By GABRIELLA BOCK | Reporter
Based on Loung Ung’s 2001 memoir “First They Killed My Father: A Daughter of Cambodia Remembers,” Angelina Jolie’s “First They Killed My Father” follows a fictional 5-year-old Ung—played fiercely by first-time actress Sareum Srey Moch—as she fights for survival during the Cambodian Genocide.
In 1975, following the end of the Vietnam War, The Communist Party of Kampuchea, informally known as the Khmer Rouge, took control of the Cambodian Government with the goal of turning the nation into a “utopia.”
But such intentions ultimately proved to be only a fallacious veiling of the party’s more sinister approach to obtaining and holding power.
During the Rouge’s four-year reign, an estimated 1.7 to 2 million Cambodians were either slain or sent to labor camps, one of whom was Ung’s father, who was murdered right in front of the young girl’s eyes before she and her six brothers and sisters were kidnapped from their family home in Phnom Penh.

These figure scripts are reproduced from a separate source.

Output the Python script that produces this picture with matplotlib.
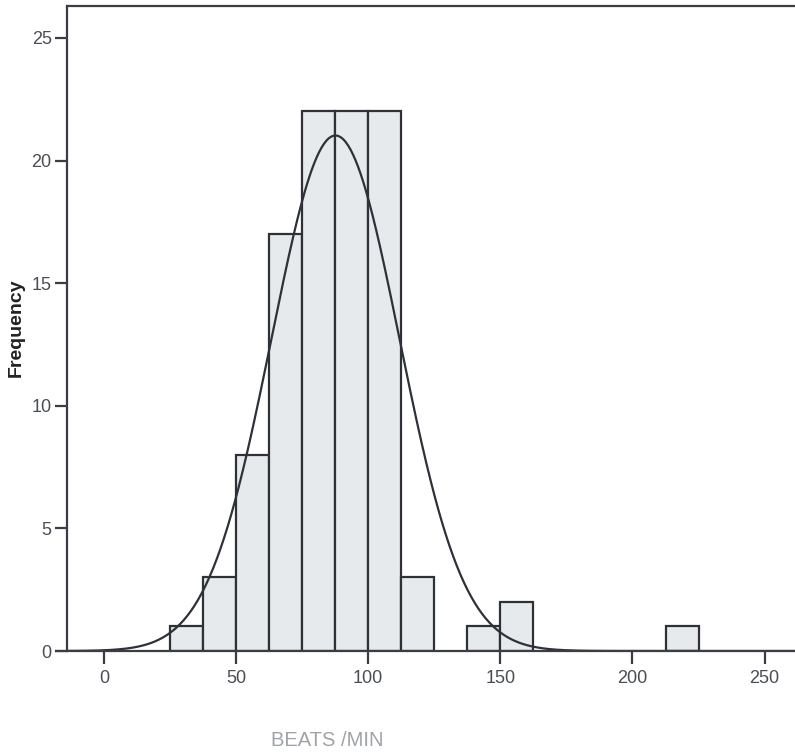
import matplotlib.pyplot as plt
import numpy as np

plt.rcParams['font.family'] = ['Liberation Sans', 'DejaVu Sans']

# histogram bins (beats/min) and counts
bin_edges = [25, 37.5, 50, 62.5, 75, 87.5, 100, 112.5, 125, 137.5, 150, 162.5,
             175, 187.5, 200, 212.5, 225]
counts = [1, 3, 8, 17, 22, 22, 22, 3, 0, 1, 2, 0, 0, 0, 0, 1]

# fitted normal curve
mean_bpm = 87.6
sd_bpm = 24.2
n_total = sum(counts)
bin_w = 12.5

x_ticks = [0, 50, 100, 150, 200, 250]
y_ticks = [0, 5, 10, 15, 20, 25]

fig = plt.figure(figsize=(7.95, 7.53), dpi=100)
ax = fig.add_axes([67/795, 102/753, 1 - 67/795, (651 - 6)/753])

lefts = np.array(bin_edges[:-1])
widths = np.diff(bin_edges)
for l, w, c in zip(lefts, widths, counts):
    if c > 0:
        ax.bar(l, c, w, align='edge', color='#e6eaec', edgecolor='#2e3238', linewidth=1.6)

xs = np.linspace(-14, 262, 600)
ys = n_total * bin_w / (sd_bpm * np.sqrt(2 * np.pi)) * np.exp(-0.5 * ((xs - mean_bpm) / sd_bpm) ** 2)
ax.plot(xs, ys, color='#2e3238', lw=1.6)

ax.set_xlim(-14, 261.5)
ax.set_ylim(0, 26.3)
ax.set_xticks(x_ticks)
ax.set_yticks(y_ticks)

for s in ['top', 'left', 'bottom']:
    ax.spines[s].set_color('#3a3e44')
    ax.spines[s].set_linewidth(1.6)
ax.spines['right'].set_visible(False)
ax.spines['bottom'].set_bounds(-18, 262)
ax.spines['bottom'].set_clip_on(False)

ax.tick_params(axis='both', direction='out', length=9, width=1.6, color='#3a3e44',
               labelsize=13, labelcolor='#4a4e54')
ax.tick_params(axis='y', pad=2)
ax.tick_params(axis='x', pad=5)

fig.text(16/795, 1 - 328/753, 'Frequency', fontsize=14, fontweight='bold', color='#222222',
         rotation=90, ha='center', va='center')
fig.text(327/795, 1 - 741/753, 'BEATS /MIN', fontsize=14.5, color='#a0a4a8',
         ha='center', va='center')

plt.savefig('out.png', dpi=100)
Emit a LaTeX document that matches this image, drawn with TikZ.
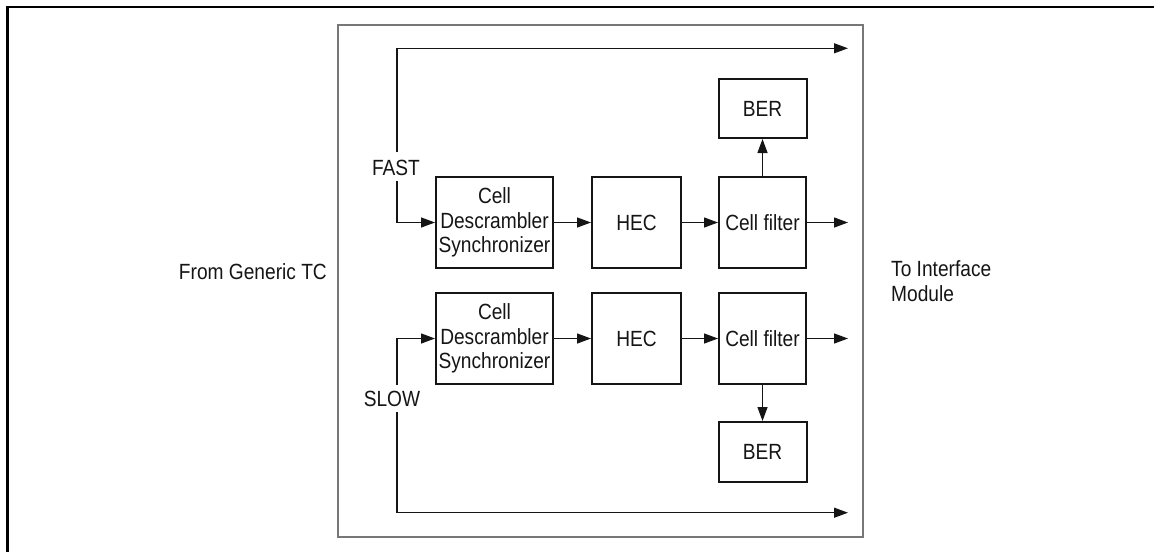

Palisadian newcomer Marco Beltrami, also known for his work on “Logan,” “World War Z” and “The Hurt Locker,” has crafted the film’s harrowingly somber score that will haunt viewers until the end credits roll.
The film received well-rounded reviews and a standing ovation from critics after the Netflix original made its North American premiere at the Telluride Film Festival on Sept. 3.
National publications from The Guardian to IndieWire are hailing the deeply emotional movie Jolie’s “best film yet,” a possible indicator that the actress-turned-writer/director may make it into the running for next year’s Oscar season.
“First They Killed My Father” is now streaming on Netflix.